Funda-gelicalism is Too Modern-Part Two

In a previous post (here), I asserted that FG people are more modern than they realize.  One reader responded:

“…As a Catholic working in an evangelical institution, I can see this very clearly, but I’d love to know more about what underpins it, aside from what looks like a need for certainty, being told what to do, and a real discomfort with complexity.”

There is much that underpins it, much more than I could put in even several posts, but I will tease out one area here where I think we can see this and it is in the area of apologetics.  I will try to post more as to other areas in the future.

As we know, apologetics is that branch of theology/philosophy devoted to a defense of some belief, theology, philosophical framework, or reasoning.

What we note as “modernity” has many emphases and is not easily tied down to one source or time period.  Like some, I think the harbingers of modernity probably lie in the 13th and 14th Centuries, with thinkers such as Duns Scotus.  But as to FG people, we mostly think of the Reformation and the Enlightenment as providing the ethos of what we now think of as modernity or modernism.

Some of the hallmarks of the Enlightenment were that knowing whether something was true or not required certain “foundations” such as reason, empirical evidence, and scientific validation.  And reason was seen to be something neutral, something unhindered by context or bias; it was something universal and available to anyone.

Any view seen to be operating outside these “foundations” was viewed as, at least suspect, if not certainly false.  These foundations were the bar.  One had to rise to this bar or their views were not allowed at the table of respected and accepted “truth.”

This was the field upon which one was expected to play the game, so to speak.  And so, the FG people did.  They tried (See Ken Ham: See here).  They tried to show how their Christian beliefs were rational, scientific, and backed up by empirical evidence.  This is especially true in the whole area of evolution and young earth creationism. It is probably the best example of FG people saying, no problem, we will beat you on your own field (So far, that hasn’t turned out so well…)  The FG world wanted to make sure their views did not violate any of these “foundations.”

*James K.A. Smith put it this way:

“…too many Christians have bought into the modernist valorization of scientific facts and end up reducing Christianity to just another collection of propositions…knowledge is reduced to biblical information [just facts] that can be encapsulated and encoded…and so, in more ways than one, our construal of the Christian faith has capitulated to modernity…”

And, of course, this is why postmodernism is considered post-foundational.  The postmodern ethos eschews so-called neutral, universal foundations, and emphasizes the contextual, narrative, perspectival nature of knowledge.  Two reasonable, rational people can look at the same set of facts and come to different conclusions as to their meaning because they each might inhabit differing narrative perspectives, even if both prize science, reason, and evidence.  The presuppositions we bring to the evidence, the “facts” determine how we “see” and interpret those facts.  And presuppositions, by their very nature, are faith-based, philosophical, core beliefs about ourselves and existence itself; thus, they cannot themselves be “founded” in some neutral, universal, empirical, scientific, objective manner.
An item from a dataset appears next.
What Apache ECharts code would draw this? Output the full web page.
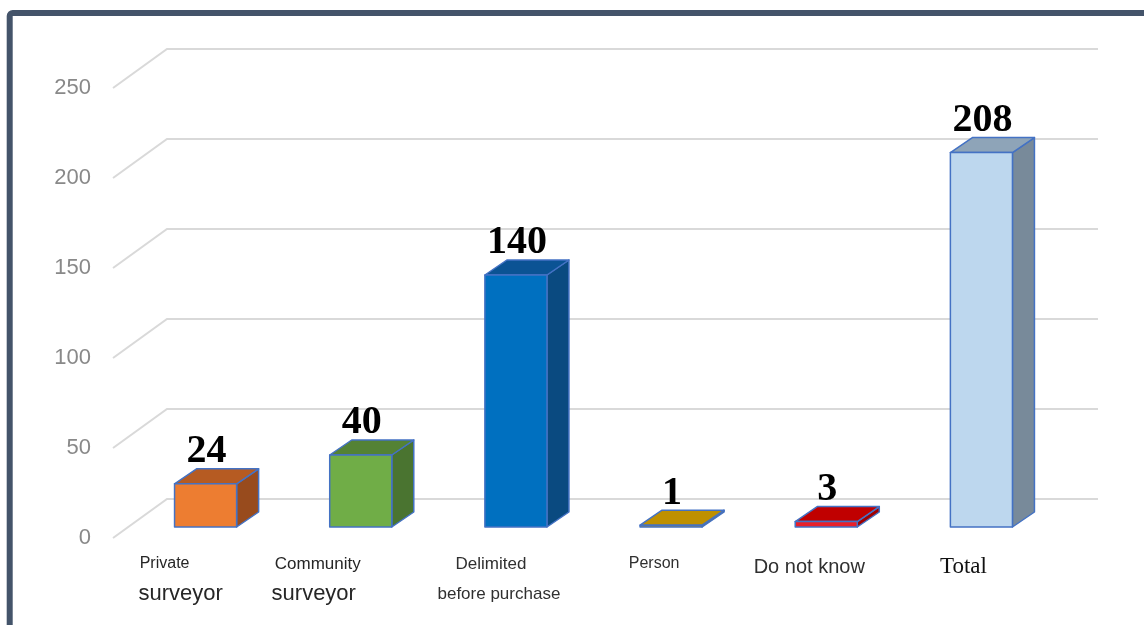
<!DOCTYPE html>
<html>
<head>
<meta charset="utf-8">
<script src="https://cdn.jsdelivr.net/npm/echarts@6/dist/echarts.min.js"></script>
<style>
  html, body { margin: 0; padding: 0; background: #fff; }
  #chart { width: 1144px; height: 625px; }
</style>
</head>
<body>
<div id="chart"></div>
<script>
// Survey answers: who delimited the plot
const categories = ['Private surveyor', 'Community surveyor', 'Delimited before purchase', 'Person', 'Do not know', 'Total'];
const labelFirstLine = ['Private', 'Community', 'Delimited', 'Person', 'Do not know', 'Total'];
const labelSecondLine = ['surveyor', 'surveyor', 'before purchase', '', '', ''];
const counts = [24, 40, 140, 1, 3, 208];
const yTicks = [0, 50, 100, 150, 200, 250];

// Shades for the front, top and right side of each box
const palette = [
  { front: '#ED7D31', top: '#B65B22', side: '#984B1D' },
  { front: '#70AD47', top: '#548235', side: '#4A7430' },
  { front: '#0070C0', top: '#0B5394', side: '#0A4A80' },
  { front: '#BF9000', top: '#BF9000', side: '#9C7600' },
  { front: '#E8202A', top: '#C00000', side: '#A00000' },
  { front: '#BDD7EE', top: '#8EA4B8', side: '#788A9A' }
];

const WALL = [54, -39];      // back wall offset from the front plane
const BAR_SHIFT = [15, -11]; // boxes stand slightly behind the front plane
const BAR_DEPTH = [22, -15]; // box depth
const OUTLINE = '#4472C4';

function renderWall(params, api) {
  const p = api.coord([0, api.value(1)]);
  const cs = params.coordSys;
  const xl = cs.x, xr = cs.x + cs.width;
  return {
    type: 'polyline',
    shape: { points: [[xl, p[1]], [xl + WALL[0], p[1] + WALL[1]], [xr + WALL[0], p[1] + WALL[1]]] },
    style: { stroke: '#d9d9d9', lineWidth: 2, fill: null }
  };
}

function renderBox(params, api) {
  const i = api.value(0);
  const v = api.value(1);
  const base = api.coord([i, 0]);
  const top = api.coord([i, v]);
  const bw = api.size([1, 0])[0] * 0.4;
  const x0 = base[0] + BAR_SHIFT[0] - bw / 2, x1 = x0 + bw;
  const yb = base[1] + BAR_SHIFT[1], yt = top[1] + BAR_SHIFT[1];
  const dx = BAR_DEPTH[0], dy = BAR_DEPTH[1];
  const c = palette[i];
  const edge = { stroke: OUTLINE, lineWidth: 1.5, lineJoin: 'round' };
  return {
    type: 'group',
    children: [
      { type: 'polygon', shape: { points: [[x1, yb], [x1 + dx, yb + dy], [x1 + dx, yt + dy], [x1, yt]] },
        style: Object.assign({ fill: c.side }, edge) },
      { type: 'polygon', shape: { points: [[x0, yt], [x1, yt], [x1 + dx, yt + dy], [x0 + dx, yt + dy]] },
        style: Object.assign({ fill: c.top }, edge) },
      { type: 'rect', shape: { x: x0, y: yt, width: bw, height: Math.max(yb - yt, 0.5) },
        style: Object.assign({ fill: c.front }, edge) },
      { type: 'text', x: x0 + bw / 2 + 1, y: yt + dy - 17,
        style: { text: String(v), fill: '#000', font: 'bold 40px "Liberation Serif"',
                 textAlign: 'center', textVerticalAlign: 'middle' } }
    ]
  };
}

// per-category label styles (two lines of different size)
const sans = '"Liberation Sans", Arial, sans-serif';
const rich = {
  t0: { fontSize: 16, fontFamily: sans, color: '#262626', lineHeight: 30, align: 'center', padding: [0, 52, 0, 0] },
  b0: { fontSize: 22, fontFamily: sans, color: '#262626', lineHeight: 30, align: 'center', padding: [0, 20, 0, 0] },
  t1: { fontSize: 17, fontFamily: sans, color: '#262626', lineHeight: 30, align: 'center', padding: [0, 56, 0, 0] },
  b1: { fontSize: 22, fontFamily: sans, color: '#262626', lineHeight: 30, align: 'center', padding: [0, 64, 0, 0] },
  t2: { fontSize: 17, fontFamily: sans, color: '#303030', lineHeight: 30, align: 'center', padding: [0, 20, 0, 0] },
  b2: { fontSize: 17, fontFamily: sans, color: '#303030', lineHeight: 30, align: 'center', padding: [0, 4, 0, 0] },
  t3: { fontSize: 16, fontFamily: sans, color: '#303030', lineHeight: 30, align: 'center', padding: [0, 4, 0, 0] },
  t4: { fontSize: 20, fontFamily: sans, color: '#303030', lineHeight: 36, align: 'center', padding: [0, 4, 0, 0] },
  t5: { fontSize: 23, fontFamily: '"Liberation Serif", "Times New Roman", serif', color: '#111', lineHeight: 36, align: 'center', padding: [0, 6, 0, 0] }
};

const chart = echarts.init(document.getElementById('chart'));
chart.setOption({
  animation: false,
  backgroundColor: '#ffffff',
  graphic: [{
    type: 'rect',
    shape: { x: 9.7, y: 13, width: 1300, height: 800, r: 3 },
    style: { fill: 'none', stroke: '#44546A', lineWidth: 6 },
    z: 100
  }],
  grid: { left: 113, right: 100, top: 88, bottom: 87, outerBoundsMode: 'none' },
  xAxis: {
    type: 'category',
    data: categories,
    axisLine: { show: false },
    axisTick: { show: false },
    axisLabel: {
      interval: 0,
      margin: 11,
      formatter: function (value, index) {
        let s = '{t' + index + '|' + labelFirstLine[index] + '}';
        if (labelSecondLine[index]) s += '\n{b' + index + '|' + labelSecondLine[index] + '}';
        return s;
      },
      rich: rich
    }
  },
  yAxis: {
    type: 'value',
    min: 0,
    max: 250,
    interval: 50,
    axisLine: { show: false },
    axisTick: { show: false },
    splitLine: { show: false },
    axisLabel: { color: '#898989', fontSize: 22, fontFamily: sans, margin: 22 }
  },
  series: [
    {
      type: 'custom',
      renderItem: renderWall,
      data: yTicks.map(v => [0, v]),
      z: 1,
      silent: true
    },
    {
      type: 'custom',
      renderItem: renderBox,
      data: counts.map((v, i) => [i, v]),
      z: 5
    }
  ]
});
</script>
</body>
</html>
For some reason however, the FG world and their apologists never received the memo.  As *Andrew Davison notes:

“All thought begins somewhere, and there is more than one place to begin.  There is more than one way to think, and no one way is conveniently marked out as better than all the others.  Western philosophy came to see this over the course of the twentieth century.  This was part of the collapse of the Enlightenment project, which had supposed there to be only one way to be rational, namely the enlightened way.  This is a welcome collapse.  It is a genuine advance to acknowledge more than one mode of rationality, as is the realization that all thought involves prior [philosophical/metaphysical] commitments.”

Unfortunately, the FG world seems unaware of this “collapse” and continues to try and make their case by a set of ground rules, foundations, that are particularly modern and hardly Biblical—and ironically, hardly accepted academically anymore—the very world wherein they wanted to find acceptance.  Thus, they are, again, too modern and still mostly completely unaware of it.

  • For Smith see here
  • For Davison see here

2 thoughts on “Funda-gelicalism is Too Modern-Part Two

  1. I agree with you that evangelicalism never got the memo. In fact, around the mid 90’s and following, everybody and their dog was writing books and articles about the perils of postmodernism and how biblical truth needed to stand against the onslaught of was erroneously seen as relativism with a fancier title.

    But in fairness, we should probably also note that the secular realm eventually produced a backlash against postmodernity as well. I can’t speak for everywhere, but in most Western countries at least, modernism is back with a vengeance and even more absolutist in its claims about truth than before.

    It’s probably fair to say evangelicalism never really understood postmodernism’s critique of their epistemology, but it’s probably also fair to say that, at least in the Western world, postmodernism’s critique is being rejected in many sectors – rightly or wrongly.


    1. You are absolutely right. I should note that my critiques of the FG world also apply to secular fundamentalism as well–in fact any type of fundamentalism. And yes, I think most people reject postmodernism because they equate it with relativism (and some radical understandings might be) but such doesn’t need to be the case. All good points, thank you.